An experiment in Washington state makes headlines today: 10 prominent residents were tested for toxic chemicals to draw attention to the pollution hiding in our everyday lives.
Other investigations of this problem have occured before. In one of the more memorable and disturbing episodes of the PBS show NOW, journalist Bill Moyers was tested for pollutants in his body. In 2004, Sightline tested the breastmilk of 40 Pacific Northwest mothers for toxins. You can read the results and related articles here.

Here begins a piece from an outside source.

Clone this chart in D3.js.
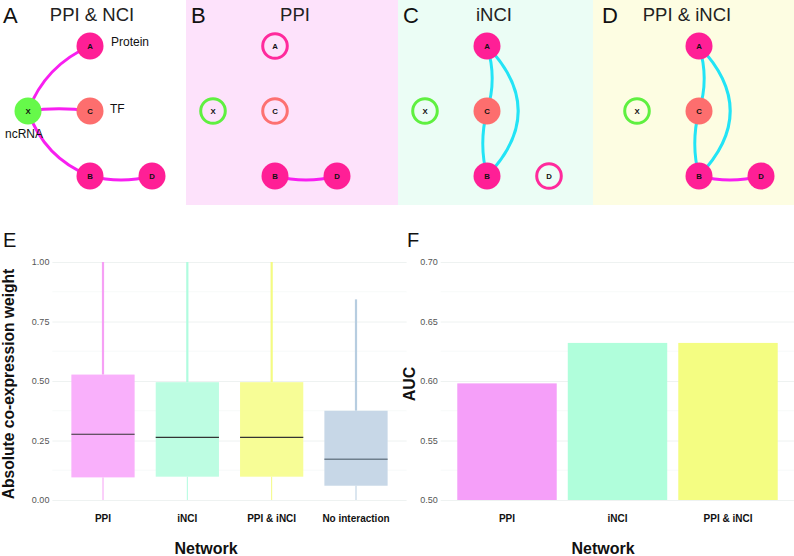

Author and scientist Sandra Steingraber also wrote a fantastic piece about this several years back for my former employer, In These Times magazine, titled “The Myth of Living Safely in a Toxic World.” She thinks it’s futile to try to buy yourself out of a polluted world. Even if your home is completely stocked with groovy, green goods, you still have to take a shower. Your child still has to breathe the air:
“[T]he sooner we quit trying to turn our bodies and homes into fortresses against toxic invasions, the sooner we’ll realize that we have no choice but to rise up and demand an end to the invasion. The hard fact is that we cannot opt out of the water cycle or the food chain. … The way continue the process of detoxification is to stop distracting ourselves with individual sacrifices and get involved with the political struggle. … Ask yourself how other human rights activists you admire once prevailed against formidable opponents—how women won the right to vote, how abolitionists succeeded in divorcing our economy from slave labor, how workers won the right to a weekend. I think you will find depression and cynicism soon yielding to inspiration and courage.”